Marshfield, October
14, 1850.
MY DEAR SIR,—Leaving
Washington Friday, the 4th, I came that day to Philadelphia, and the next to
New York, and staying on Sunday in that city, reached Boston Monday evening, the
7th, feeling tolerably well. Tuesday, the 8th, I was to have gone into State
street to meet the people, but did not find myself well enough. The next day,
Wednesday, I came down to my house, a good deal sick, and have hardly been out
of doors from that day to this. My catarrh has held on uncommonly, and for
three or four days last week, I was quite ill with it, so much so, that I
called in a physician. Very sensibly, he recommends nothing but rest, patience,
and herb teas.

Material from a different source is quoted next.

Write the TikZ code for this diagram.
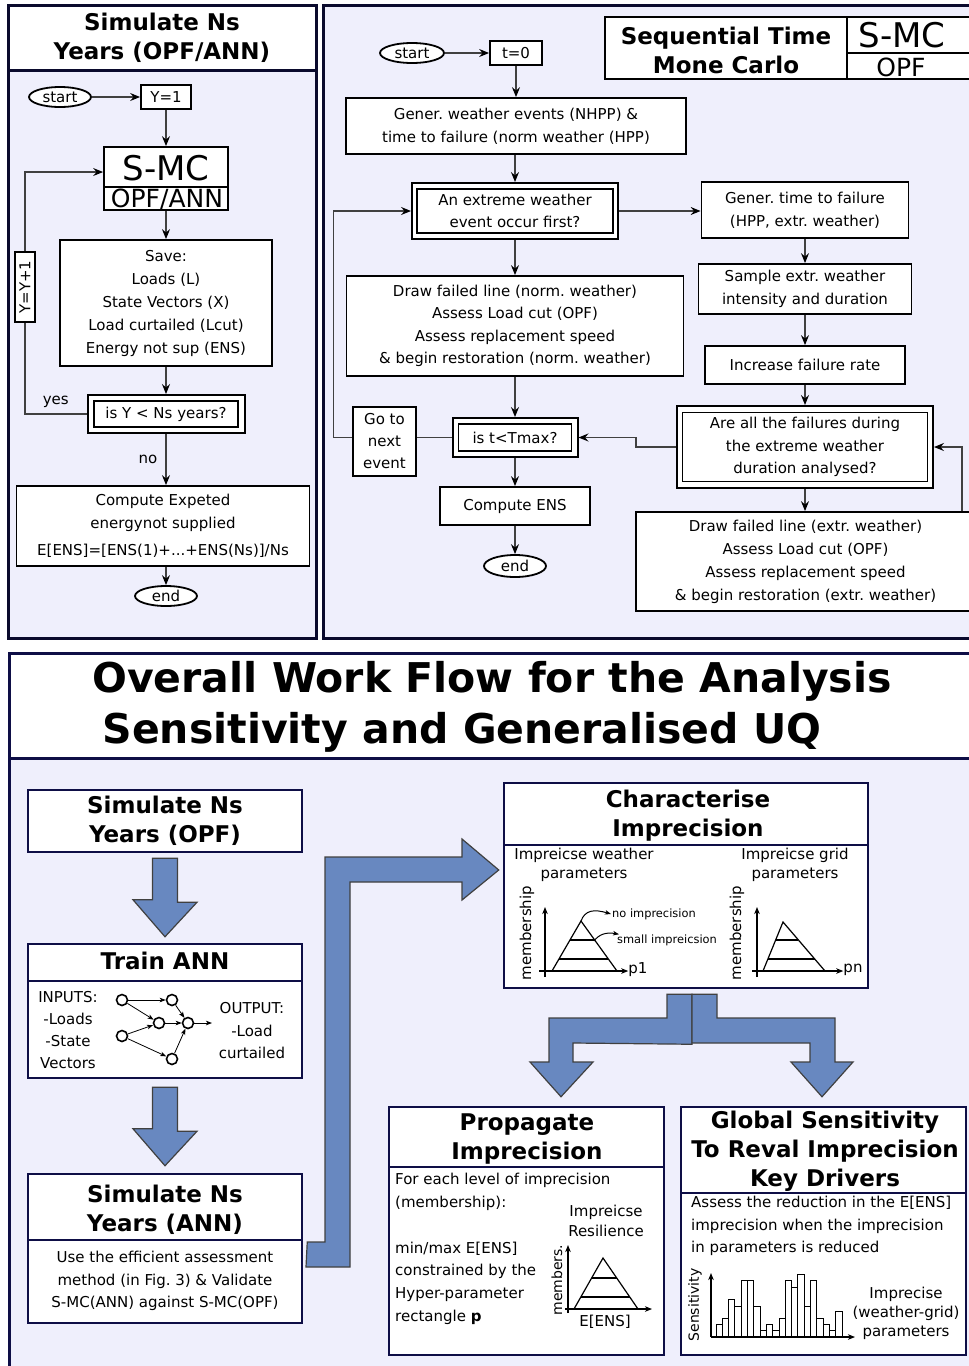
\documentclass[tikz,border=0pt]{standalone}
\usepackage{fontspec}
\setmainfont{DejaVu Sans}
\usetikzlibrary{arrows.meta,shapes.geometric,calc}
\frenchspacing

\definecolor{panelbg}{RGB}{239,239,252}
\definecolor{panelline}{RGB}{10,10,45}
\definecolor{navy}{RGB}{14,14,70}
\definecolor{flowblue}{RGB}{104,136,192}
\definecolor{wire}{RGB}{64,64,64}

\newcommand{\fsz}[2]{\fontsize{#1}{#2}\selectfont}

\tikzset{
  panel/.style={draw=panelline, line width=3pt},
  box/.style={draw=black, line width=1.8pt, fill=white, inner sep=0pt,
              align=center, font=\fsz{15}{23}},
  inbox/.style={draw=black, line width=1.8pt, inner sep=0pt, align=center,
              font=\fsz{15}{22.5}},
  oval/.style={ellipse, draw=black, line width=1.8pt, fill=white, inner sep=0pt,
              font=\fsz{15}{18}},
  wh/.style 2 args={minimum width=#1, minimum height=#2},
  arrowtip/.style={-{Stealth[length=10pt,width=8pt,inset=3.5pt,color=black]}},
  conn/.style={draw=wire, line width=1.2pt, arrowtip},
  wireline/.style={draw=wire, line width=1.2pt},
  txt/.style={inner sep=0pt, align=center, font=\fsz{15}{23}},
  ttl/.style={inner sep=0pt, align=center, font=\bfseries\fsz{23}{29}},
  nbox/.style={draw=navy, line width=2.5pt, fill=white, inner sep=0pt},
  fat/.style={fill=flowblue, draw=wire, line width=1.2pt, line join=miter},
  ax/.style={draw=black, line width=1.2pt, -{Stealth[length=7pt,width=5.5pt,inset=2pt]}},
  tri/.style={draw=black, line width=1.2pt, line join=miter},
  neuron/.style={circle, draw=black, line width=1.6pt, fill=white, minimum size=11pt, inner sep=0pt},
  syn/.style={draw=black, line width=0.8pt, -{Stealth[length=6pt,width=4.5pt,inset=1.5pt]}},
  smalltxt/.style={inner sep=1pt, font=\fsz{11.4}{13}},
  vlabel/.style={inner sep=0pt, rotate=90, font=\fsz{15}{15}},
}

\begin{document}
\begin{tikzpicture}[x=1pt,y=-1pt]
\useasboundingbox (0,0) rectangle (969,1366);
\clip (0,0) rectangle (969,1366);
\fill[white] (0,0) rectangle (969,1366);

% ================= left panel: simulation over Ns years
\fill[panelbg] (8,70) rectangle (316,638);
\fill[white] (8,5) rectangle (316,70);
\draw[panel] (8,5) rectangle (316,638) (8,70) -- (316,70);
\node[ttl] at (162,38) {Simulate Ns\\Years (OPF/ANN)};

\node[oval, wh={62}{20}] (lstart) at (60,97) {start};
\node[box, wh={50}{24}] (ly1) at (166,97) {Y=1};
\node[box, wh={124}{63}] (lsmc) at (166,178.5) {};
\draw[line width=1.8pt] ($(lsmc.west)+(0,8.5)$) -- ($(lsmc.east)+(0,8.5)$);
\node[inner sep=0pt, font=\fsz{34}{34}] at (166,168) {S-MC};
\node[inner sep=0pt, font=\fsz{25}{25}] at (167,199.5) {OPF/ANN};
\coordinate (lsmcw) at ($(lsmc.north west)!0.4!(lsmc.south west)$);

\node[box, wh={212}{126}] (lsave) at (166,303)
  {Save:\\Loads (L)\\State Vectors (X)\\Load curtailed (Lcut)\\Energy not sup (ENS)};
\node[box, line width=2pt, wh={157}{38}] (ldec) at (166,414) {};
\node[inbox, wh={144}{26}] at (ldec) {is Y < Ns years?};
\node[box, rotate=90, wh={70}{20}] (lyy) at (25,287) {Y=Y+1};
\node[box, wh={293}{80}] (lcomp) at (163,526)
  {Compute Expeted\\energynot supplied\\[4pt]E[ENS]=[ENS(1)+...+ENS(Ns)]/Ns};
\node[oval, wh={62}{20}] (lend) at (166,596) {end};

\draw[conn] (lstart) -- (ly1);
\draw[conn] (ly1) -- (ly1 |- lsmc.north);
\draw[conn] (lsmc) -- (lsave);
\draw[conn] (lsave) -- (ldec);
\draw[conn] (ldec.south) -- node[midway, left=8pt, inner sep=0pt, font=\fsz{15}{18}] {no} (ldec.south |- lcomp.north);
\draw[conn] (lcomp.south -| lend) -- (lend);
\draw[wireline] (ldec.west) -- node[midway, above=6pt, inner sep=0pt, font=\fsz{15}{18}] {yes} (ldec.west -| lyy) -- (lyy.west);
\draw[conn] (lyy.east) |- (lsmcw);

% ================= right panel: sequential time Monte Carlo
\fill[panelbg] (323,5) rectangle (990,638);
\draw[panel] (323,5) rectangle (990,638);
\node[box, line width=2.5pt, wh={375}{62}] (rhead) at (792.5,48) {};
\draw[line width=2.5pt] (847,17) -- (847,79) (847,53) -- (990,53);
\node[ttl] at (726,50) {Sequential Time\\Mone Carlo};
\node[inner sep=0pt, font=\fsz{34}{34}] at (902,35) {S-MC};
\node[inner sep=0pt, font=\fsz{25}{25}] at (901,67) {OPF};

\node[oval, wh={64}{20}] (rstart) at (412,53) {start};
\node[box, wh={52}{24}] (rt0) at (516,53) {t=0};
\node[box, wh={340}{56}] (rgen) at (516,126)
  {Gener. weather events (NHPP) \&\\time to failure (norm weather (HPP)};
\node[box, line width=2pt, wh={206}{56}] (rq1) at (515,211) {};
\node[inbox, wh={196}{44}] at (rq1) {An extreme weather\\event occur first?};
\node[box, wh={207}{56}] (rgtf) at (805,210) {Gener. time to failure\\(HPP, extr. weather)};
\node[box, wh={337}{100}, font=\fsz{15}{22.5}] (rdn) at (515,326)
  {Draw failed line (norm. weather)\\Assess Load cut (OPF)\\Assess replacement speed\\\& begin restoration (norm. weather)};
\node[box, wh={213}{50}] (rsample) at (805,289) {Sample extr. weather\\intensity and duration};
\node[box, wh={200}{38}] (rinc) at (805,365) {Increase failure rate};
\node[box, line width=2pt, wh={256}{82}] (rq2) at (805,447) {};
\node[inbox, wh={245}{69}] at (rq2) {Are all the failures during\\the extreme weather\\duration analysed?};
\node[box, line width=2pt, wh={125}{39}] (rtmax) at (515,437.5) {};
\node[inbox, wh={113}{27}] at (rtmax) {is t<Tmax?};
\node[box, wh={63}{69}, font=\fsz{15}{22}] (rgo) at (384.5,441.5) {Go to\\next\\event};
\node[box, wh={150}{38}] (rens) at (515,506) {Compute ENS};
\node[oval, wh={62}{22}] (rend) at (515,566) {end};
\node[box, wh={339}{99}] (rde) at (805.5,561.5)
  {Draw failed line (extr. weather)\\Assess Load cut (OPF)\\Assess replacement speed\\\& begin restoration (extr. weather)};

\draw[conn] (rstart) -- (rt0);
\draw[conn] (rt0) -- (rt0 |- rgen.north);
\draw[conn] (rgen.south -| rq1) -- (rq1);
\draw[conn] (rq1) -- (rgtf.west |- rq1);
\draw[conn] (rq1) -- (rq1 |- rdn.north);
\draw[conn] (rdn.south -| rtmax) -- (rtmax);
\draw[conn] (rtmax) -- (rens);
\draw[conn] (rens) -- (rend);
\draw[conn] (rgtf) -- (rsample);
\draw[conn] (rsample) -- (rinc);
\draw[conn] (rinc) -- (rq2);
\draw[conn] (rq2) -- (rq2 |- rde.north);
\draw[conn] (rq2.west) -- ++(-40,0) |- (rtmax.east);
\draw[wireline] (rtmax.west) -- (rgo.east |- rtmax.west);
\draw[conn] (rgo.west |- rtmax.west) -- ++(-18.5,0) |- (rq1.west);
\coordinate (rloop) at ($(rde.north east)+(-14,0)$);
\draw[conn] (rloop) |- (rq2.east);

% ================= bottom panel: overall work flow
\fill[panelbg] (9,758) rectangle (990,1380);
\fill[white] (9,653) rectangle (990,758);
\draw[panel, draw=navy] (9,653) rectangle (990,1380) (9,758) -- (990,758);
\node[inner sep=0pt, font=\bfseries\fsz{41}{41}] at (492,681) {Overall Work Flow for the Analysis};
\node[inner sep=0pt, font=\bfseries\fsz{41}{41}] at (462,732) {Sensitivity and Generalised UQ};

% --- simulate with OPF
\node[nbox, ttl, wh={274}{62}] (bopf) at (165,821) {Simulate Ns\\Years (OPF)};

% --- train the network
\node[nbox, wh={274}{134}] (bann) at (165,1011) {};
\draw[navy, line width=2.5pt] (28,981) -- (302,981);
\node[ttl] at (165,961) {Train ANN};
\node[txt, font=\fsz{15}{22.3}] at (68,1030) {INPUTS:\\-Loads\\-State\\Vectors};
\node[txt, font=\fsz{15}{22.5}] at (252,1031) {OUTPUT:\\-Load\\curtailed};
\node[neuron] (n1) at (122,1000) {};
\node[neuron] (n2) at (172,1000) {};
\node[neuron] (n3) at (122,1036) {};
\node[neuron] (n4) at (159,1023) {};
\node[neuron] (n5) at (188,1023) {};
\node[neuron] (n6) at (172,1059) {};
\coordinate (nout) at (212,1023);
\draw[syn] (n1) -- (n2);
\draw[syn] (n1) -- (n4);
\draw[syn] (n3) -- (n4);
\draw[syn] (n3) -- (n6);
\draw[syn] (n4) -- (n5);
\draw[syn] (n2) -- (n5);
\draw[syn] (n6) -- (n5);
\draw[syn] (n5) -- (nout);

% --- simulate with the trained network
\node[nbox, wh={274}{149}] (bsim) at (165,1248.5) {};
\draw[navy, line width=2pt] (28,1240) -- (302,1240);
\node[ttl] at (165,1210) {Simulate Ns\\Years (ANN)};
\node[txt, font=\fsz{15}{22.5}] at (165,1281)
  {Use the efficient assessment\\method (in Fig. 3) \& Validate\\S-MC(ANN) against S-MC(OPF)};

% --- characterise imprecision
\node[nbox, wh={364}{205}] (bchar) at (686,885.5) {};
\draw[navy, line width=2.5pt] (504,845) -- (868,845);
\node[ttl] at (688,816) {Characterise\\Imprecision};
\node[txt, font=\fsz{15}{19.5}] at (584,865) {Impreicse weather\\parameters};
\node[txt, font=\fsz{15}{19.5}] at (795,865) {Impreicse grid\\parameters};

\node[inner sep=0pt, font=\fsz{15}{15}] (p1) at (638,970) {p1};
\draw[ax] (545,977) -- (545,907);
\draw[ax] (539,971) -- (p1.west |- 0,971);
\draw[tri] (552,971) -- (581,921) -- (617,971);
\draw[tri] (570,940) -- (594.7,940) (559,959) -- (608.4,959);
\node[vlabel] at (527,933) {membership};
\node[smalltxt, anchor=west] (noimp) at (611,914) {no imprecision};
\node[smalltxt, anchor=west] (smimp) at (616,940) {small impreicsion};
\draw[syn, line width=1pt] (581,921) .. controls (585,910) and (594,909) .. (noimp.west);
\draw[syn, line width=1pt] (594,941) .. controls (599,934) and (607,932) .. ($(smimp.north west)+(3,1)$);

\node[inner sep=0pt, font=\fsz{15}{15}] (pn) at (853,970) {pn};
\draw[ax] (757,977) -- (757,907);
\draw[ax] (752,971) -- (pn.west |- 0,971);
\draw[tri] (763,971) -- (783,922) -- (825,971);
\draw[tri] (775.7,940) -- (798.4,940) (767.9,959) -- (814.7,959);
\node[vlabel] at (737,933) {membership};

% --- propagate imprecision
\node[nbox, wh={275}{248}] (bprop) at (526.5,1231) {};
\draw[navy, line width=2.5pt] (389,1167) -- (664,1167);
\node[ttl] at (527,1139) {Propagate\\Imprecision};
\node[txt, align=left, anchor=west, font=\fsz{15}{22.5}] at (395,1192)
  {For each level of imprecision\\(membership):};
\node[txt, align=left, anchor=west, font=\fsz{15}{22.7}] at (395,1283)
  {min/max E[ENS]\\constrained by the\\Hyper-parameter\\rectangle \textbf{p}};
\node[txt, font=\fsz{15}{20}] at (606,1221) {Impreicse\\Resilience};
\node[inner sep=0pt, font=\fsz{15}{15}] (eens) at (605,1322) {E[ENS]};
\draw[ax] (568,1313) -- (568,1245);
\draw[ax] (565,1309) -- (652,1309);
\draw[tri] (574,1309) -- (603,1258) -- (638,1309);
\draw[tri] (591.6,1278) -- (616.7,1278) (580.8,1297) -- (629.8,1297);
\node[vlabel, font=\fsz{14}{14}] at (557,1280) {members.};

% --- global sensitivity
\node[nbox, wh={285}{248}] (bglob) at (823.5,1231) {};
\draw[navy, line width=2.5pt] (681,1193) -- (966,1193);
\node[ttl] at (825,1151) {Global Sensitivity\\To Reval Imprecision\\Key Drivers};
\node[txt, align=left, anchor=west, font=\fsz{15}{22.5}] at (691,1226)
  {Assess the reduction in the E[ENS]\\imprecision when the imprecision\\in parameters is reduced};
\foreach \h [count=\i from 0] in {1324,1318.3,1299.3,1306,1280.7,1280.7,1306,1330,1324,1330,1318.3,1280.7,1287.3,1274,1306,1280.7,1318.3,1324,1330,1311.7}
  \draw[line width=1pt, fill=white] ({716+\i*6.3},1337) rectangle ({722.3+\i*6.3},\h);
\draw[ax] (711,1337) -- (711,1273);
\draw[ax] (711,1337) -- (855,1337);
\node[vlabel, font=\fsz{14}{14}] at (695,1305) {Sensitivity};
\node[txt, font=\fsz{15}{19}] at (906,1313) {Imprecise\\(weather-grid)\\parameters};

% --- block arrows of the work flow
\draw[fat] ($(bopf.south)+(-12.5,5)$) -- ++(25,0) -- ++(0,44) -- ++(19.5,0)
  -- ($(bann.north)+(0,-6)$) -- ++(-32,-37) -- ++(19.5,0) -- cycle;
\draw[fat] ($(bann.south)+(-12.5,8)$) -- ++(25,0) -- ++(0,44) -- ++(19.5,0)
  -- ($(bsim.north)+(0,-7)$) -- ++(-32,-37) -- ++(19.5,0) -- cycle;
\draw[fat] ($(bsim.east)+(4,-6.5)$) -- (325,1242) -- (325,857) -- (462,857) -- (462,839)
  -- ($(bchar.west)+(-4,-15.5)$) -- (462,900) -- (462,882) -- (350,882) -- (350,1267)
  -- (306,1267) -- cycle;
\draw[fat] ($(bchar.south)+(-19,5)$) -- ++(25,0) -- ++(0,50) -- (573,1043) -- (573,1062)
  -- (593,1062) -- ($(bprop.north)+(34.5,-9)$) -- (530,1062) -- (549,1062) -- (549,1018)
  -- (667,1018) -- cycle;
\draw[fat] ($(bchar.south)+(6,5)$) -- ++(25,0) -- (717,1018) -- (835,1018) -- (835,1062)
  -- (853,1062) -- ($(bglob.north)+(-1.5,-9)$) -- (791,1062) -- (810,1062) -- (810,1043)
  -- (692,1043) -- cycle;
\end{tikzpicture}
\end{document}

It is usual enough for the disease in its last stages to assume
the form of a kind of asthmatic cough. This I have had, and hope I am now
nearly over it. To-day the weather is cold, the skies bright, and every thing
out doors looks well, and I hope to go over the farm. To-morrow the Turkish
commissioner and suite are to be here, and I have asked some friends to meet
them. It is difficult entertaining a guest, with whom one cannot exchange a
word, and whose habits and wants are so unknown. We shall take care to keep all
swine's flesh out of his sight; give him beef, poultry, and rice, and let him
get on as well as he can, having always coffee in plenty.
Of political
occurrences, and the political state of things in New York, and further south,
your information is, of course, fuller and fresher than mine. In New England,
affairs and opinions stand thus:
All true Whigs are
not only satisfied, but gratified with every thing done by you, since the
commencement of your administration. Men of property and business feel a degree
of confidence and security, which it is certain they did not feel under the
late administration. Indeed, I am at a loss to account for that want of
confidence which appears to have prevailed. A gentleman of discernment said to
me in Boston, that within a week after you had taken the chair, men met
together, and, without saying a word, sufficiently manifested to one another,
that, in their judgment, a highly important and conservative change had taken
place.
The respectable
portion of the Democratic party incline to treat the administration with
respect.
* * * * * * * * * * * *
SOURCE: Fletcher
Webster, Editor, The Private Correspondence of Daniel Webster, Vol.